# gonna give it a shot



## macmagee (Dec 2, 2010)

well I am going to give this ho drag track a try.
my friend rented a buiding and we put up a 
1/24 slotcar drag 1/8 mile and we decided
to put up my aut0-world track. 0-30 volt
adjustable power supply ordered the slotdragon
timing system just waiting for it to arrive.
track is up and running in stock form.
legal size 20ft. 7 with 6ft. shutdown.
the 1/24 is nice but is expensive I have 15 cars
@150 a piece and my heart is really with the 
ho cars. to tell you guys the truth I have more
fun with with ho cars because it quick and no
glue. made alot of friends at hanks races
al, hank,scott,jim sgrig,skylark joe,mike and 
all the others .walked in skippack in 2010 not
knowing anyone or anything and in 3 yrs.
learned a whole lot and all the guys made
me feel right at home.

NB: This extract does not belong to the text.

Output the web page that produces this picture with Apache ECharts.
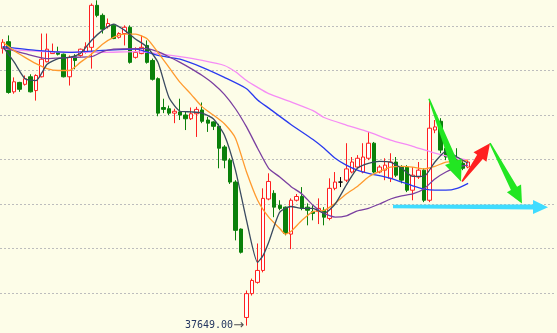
<!DOCTYPE html>
<html><head><meta charset="utf-8">
<script src="https://cdn.jsdelivr.net/npm/echarts@6/dist/echarts.min.js"></script>
<style>html,body{margin:0;padding:0;background:#fdfde8}#c{width:557px;height:333px}</style>
</head><body><div id="c"></div>
<script>
// categories (slots along the time axis; right part left empty for annotations)
const categories = Array.from({length: 100}, (_, i) => String(i + 1));

// price levels of the dotted horizontal guide lines
const gridLevels = [37701, 37772, 37843, 37914, 37985, 38056, 38127];

// candles: [open, close, low, high]
const ohlc = [
[38091,38101,38083,38106],[38102,38021,38019,38112],[38022,38038,38019,38045],[38037,38026,38022,38038],
[38034,38043,38032,38048],[38046,38022,38021,38050],[38024,38048,38008,38050],[38046,38074,38045,38115],
[38070,38090,38069,38115],[38083,38086,38083,38099],[38086,38082,38080,38094],[38082,38046,38045,38083],
[38046,38077,38032,38080],[38078,38072,38058,38082],[38080,38090,38078,38091],[38085,38094,38083,38101],
[38093,38160,38059,38163],[38160,38144,38141,38168],[38144,38122,38115,38147],[38126,38131,38123,38139],
[38128,38107,38106,38130],[38109,38115,38107,38117],[38115,38125,38096,38128],[38125,38069,38067,38128],
[38077,38085,38075,38093],[38083,38093,38082,38112],[38096,38069,38067,38104],[38072,38042,38040,38075],
[38043,37988,37983,38045],[37997,37994,37988,38011],[37995,37988,37985,38000],[37988,37991,37972,37995],
[37990,37985,37977,38011],[37985,37979,37961,37990],[37979,37987,37977,37997],[37987,37994,37950,37998],
[37993,37975,37972,38005],[37977,37972,37958,37982],[37974,37967,37961,37975],[37967,37932,37900,37971],
[37934,37913,37900,37937],[37913,37878,37875,37916],[37878,37801,37785,37881],[37803,37766,37764,37804],
[37662,37700,37649,37705],[37700,37721,37697,37724],[37718,37737,37716,37780],[37737,37852,37734,37868],
[37851,37879,37849,37892],[37860,37838,37822,37865],[37841,37836,37833,37849],[37838,37796,37793,37839],
[37795,37849,37771,37852],[37849,37855,37847,37859],[37855,37836,37833,37870],[37838,37833,37809,37844],
[37831,37828,37817,37841],[37831,37836,37811,37852],[37833,37822,37809,37838],[37820,37868,37817,37884],
[37868,37878,37865,37894],[37878,37878,37870,37886],[37881,37899,37878,37940],[37894,37910,37892,37918],
[37902,37916,37900,37921],[37894,37918,37892,37940],[37916,37940,37913,37958],[37940,37894,37892,37942],
[37894,37902,37892,37905],[37897,37905,37881,37916],[37884,37910,37878,37924],[37910,37889,37886,37918],
[37902,37881,37876,37905],[37902,37865,37862,37905],[37865,37889,37849,37902],[37886,37897,37883,37910],
[37897,37849,37846,37900],[37849,37964,37846,38010],[37961,37966,37956,37977],[37975,37929,37924,37980],
[37932,37918,37913,37937],[37921,37910,37907,37929],[37913,37905,37902,37932],[37908,37900,37897,37913],
[37902,37910,37900,37913]
];

// moving averages, read at sampled candle positions: [candleIndex, value]
const ma5 = [[0,38094],[2,38070],[4,38043],[6,38040],[8,38066],[10,38075],[12,38077],[14,38083],[16,38104],[18,38120],[20,38130],[22,38120],[24,38106],[26,38094],[28,38069],[30,38013],[32,37991],[34,37990],[36,37988],[38,37979],[40,37953],[42,37897],[44,37817],[46,37750],[47,37761],[48,37782],[50,37830],[52,37839],[54,37836],[56,37836],[58,37828],[60,37843],[62,37873],[64,37900],[66,37908],[68,37911],[70,37910],[72,37900],[74,37887],[76,37887],[78,37910],[80,37927],[82,37918],[84,37908]];
const ma10 = [[0,38101],[2,38088],[4,38077],[6,38067],[8,38059],[10,38056],[12,38056],[14,38069],[16,38082],[18,38098],[20,38109],[22,38114],[24,38114],[26,38107],[28,38085],[30,38061],[32,38037],[34,38018],[36,37998],[38,37985],[40,37971],[42,37948],[44,37894],[46,37849],[48,37822],[50,37804],[51,37795],[52,37799],[54,37817],[56,37831],[58,37833],[60,37844],[62,37859],[64,37871],[66,37886],[68,37895],[70,37902],[72,37903],[74,37902],[76,37899],[78,37903],[80,37910],[82,37911],[84,37913]];
const ma20 = [[0,38093],[4,38083],[8,38075],[12,38077],[16,38078],[18,38086],[20,38090],[24,38091],[26,38091],[28,38086],[30,38078],[32,38069],[34,38059],[36,38048],[38,38035],[40,38018],[42,37995],[44,37966],[46,37932],[48,37900],[50,37886],[52,37871],[54,37859],[56,37841],[58,37828],[60,37822],[62,37824],[64,37832],[66,37836],[68,37843],[70,37851],[72,37856],[74,37859],[76,37867],[78,37883],[80,37894],[82,37902],[84,37905]];
const ma30 = [[0,38094],[6,38088],[12,38085],[18,38088],[24,38090],[28,38080],[32,38074],[36,38061],[40,38045],[44,38027],[46,38009],[48,37996],[52,37970],[56,37946],[58,37932],[60,37916],[62,37905],[64,37897],[66,37892],[70,37884],[74,37872],[76,37867],[78,37865],[80,37865],[82,37868],[84,37876]];
const ma60 = [[0,38090],[8,38086],[18,38085],[24,38086],[28,38083],[32,38078],[36,38072],[40,38064],[42,38054],[44,38040],[46,38029],[48,38019],[52,38006],[56,37992],[58,37981],[62,37969],[66,37958],[70,37945],[74,37935],[78,37924],[82,37916],[84,37913]];

// hand-drawn annotation arrows: [startIndex, startValue, endIndex, endValue]
const arrows = [
[76.94, 38011, 82.71, 37879],
[82.90, 37879, 87.95, 37940],
[87.95, 37940, 93.72, 37844],
[70.44, 37839, 98.42, 37838]
];

const arrowColors = ['#22e622', '#ff2020', '#22e622', '#3fdcff'];
const arrowDims = [
  {w0: 1.5, w1: 8, hl: 21, hw: 9},
  {w0: 1.5, w1: 7, hl: 17, hw: 8},
  {w0: 1.5, w1: 7, hl: 17, hw: 8},
  {w0: 3.5, w1: 5, hl: 15, hw: 7}
];

const lowValue = Math.min(...ohlc.map(d => d[2]));
const lowIndex = ohlc.findIndex(d => d[2] === lowValue);

function lineSeries(data, color) {
  return {type: 'line', data: data, symbol: 'none', smooth: 0.2, z: 3,
    lineStyle: {color: color, width: 1.3}, silent: true};
}

const chart = echarts.init(document.getElementById('c'), null, {renderer: 'canvas'});
chart.setOption({
  animation: false,
  backgroundColor: '#fdfde8',
  grid: {left: 0, right: 3, top: 0, bottom: 0},
  xAxis: [
    {type: 'category', data: categories, boundaryGap: true, show: false},
    {type: 'value', min: -0.5, max: 99.5, show: false}
  ],
  yAxis: {
    type: 'value', min: 37637.2, max: 38168.5, scale: true,
    axisLabel: {show: false}, axisTick: {show: false}, axisLine: {show: false},
    splitLine: {show: false}
  },
  series: [
    {
      type: 'candlestick', data: ohlc, barWidth: 4, z: 2,
      itemStyle: {color: '#ffffff', color0: '#0a800a', borderColor: '#ff2020',
        borderColor0: '#0a800a', borderColorDoji: '#000000', borderWidth: 1},
      markLine: {
        silent: true, symbol: 'none', label: {show: false}, z: 1,
        lineStyle: {color: '#bdbdbd', type: [2, 2], width: 1},
        data: gridLevels.map(v => ({yAxis: v}))
      },
      markPoint: {
        symbol: 'circle', symbolSize: 1, itemStyle: {color: 'rgba(0,0,0,0)'},
        data: [{coord: [lowIndex, lowValue], value: lowValue}],
        label: {
          show: true, position: 'left', distance: 2,
          formatter: p => '{a|' + Number(p.value).toFixed(2) + '}{b|→}',
          rich: {
            a: {fontFamily: 'DejaVu Sans Mono', fontSize: 10, color: '#243660'},
            b: {fontFamily: 'DejaVu Sans', fontSize: 13, color: '#505050'}
          }
        }
      }
    },
    lineSeries(ma60, '#f58cf5'),
    lineSeries(ma30, '#2a3aef'),
    lineSeries(ma20, '#7a3fa0'),
    lineSeries(ma10, '#ff9a2e'),
    lineSeries(ma5, '#3a4a60'),
    {
      type: 'custom', xAxisIndex: 1, data: arrows, z: 10, silent: true,
      encode: {x: [0, 2], y: [1, 3]},
      renderItem: function (params, api) {
        const k = params.dataIndex;
        const d = arrowDims[k];
        const p0 = api.coord([api.value(0), api.value(1)]);
        const p1 = api.coord([api.value(2), api.value(3)]);
        const dx = p1[0] - p0[0], dy = p1[1] - p0[1];
        const len = Math.sqrt(dx * dx + dy * dy);
        const ux = dx / len, uy = dy / len;
        const nx = -uy, ny = ux;
        const bx = p1[0] - ux * d.hl, by = p1[1] - uy * d.hl;
        const pts = [
          [p0[0] + nx * d.w0 / 2, p0[1] + ny * d.w0 / 2],
          [bx + nx * d.w1 / 2, by + ny * d.w1 / 2],
          [bx + nx * d.hw, by + ny * d.hw],
          [p1[0], p1[1]],
          [bx - nx * d.hw, by - ny * d.hw],
          [bx - nx * d.w1 / 2, by - ny * d.w1 / 2],
          [p0[0] - nx * d.w0 / 2, p0[1] - ny * d.w0 / 2]
        ];
        return {type: 'polygon', shape: {points: pts}, style: {fill: arrowColors[k]}};
      }
    }
  ]
});
</script>
</body></html>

I forgot darrell and sidejob john.
my friend in mount holly has a track and so does
darrell maybe between the 3 of us we can get a series
going if not I want to run once a month lets see where
it goes. I will keep you posted. please let me hear your
input, and suggestions. sorry for the long post.


mac


----------



## alpink (Aug 22, 2010)

sounds like fun and I hope to be able to make a lot of your races.
congrats


----------



## macmagee (Dec 2, 2010)

*no responses*

you guys crack me up 109 views annd no responses
ttshe only one that commented was al.
everybody said they wish we were racing more
than twice a year at hanks race and I wanted
to hold races once a month and no comments
or suggestions. what is the matter skylarkjoe
you are all over this board and the rest of 
the guys nothing to say no problem Iwill post
it on NITROSLOTS and see what happens.

mac


----------



## sidejobjon (Jun 3, 2010)

Mac,
Where is Track located & when will HO be up & running? Will this be a full time store with inventory??
Good luck
SJJ


----------



## Joe65SkylarkGS (Feb 15, 2010)

Im in Mac. Just found your thread now. 

I'll be.there.


----------



## 65 COMET (Nov 4, 2012)

Mac I will do my best to get there. Get classes a date and plenty of notice so I can open my sceduale I do want to be their.


----------



## sjracer (May 25, 2008)

Congrats Mac, we used to race once a month in Philly at Great Traditions. We used to have a decent crowd for the most part around 10 or so, mainy regulars a few stragglers now and then. If we're going to run a circuit we need to figure out the classes and specs.


----------



## macmagee (Dec 2, 2010)

thanks guys for all the responses I have to get the 
skotdragon timing system from al then I will be ready
to go will let you know the location as soon I get it 
up and running do not want problems.

mac


----------



## sidejobjon (Jun 3, 2010)

sjracer said:


> Congrats Mac, we used to race once a month in Philly at Great Traditions. We used to have a decent crowd for the most part around 10 or so, mainy regulars a few stragglers now and then. If we're going to run a circuit we need to figure out the classes and specs.


Darrell,
Mac is about half way between us. You & Bob , Mike Joe & me.
This could be cool, who else is in area?
SJJ


----------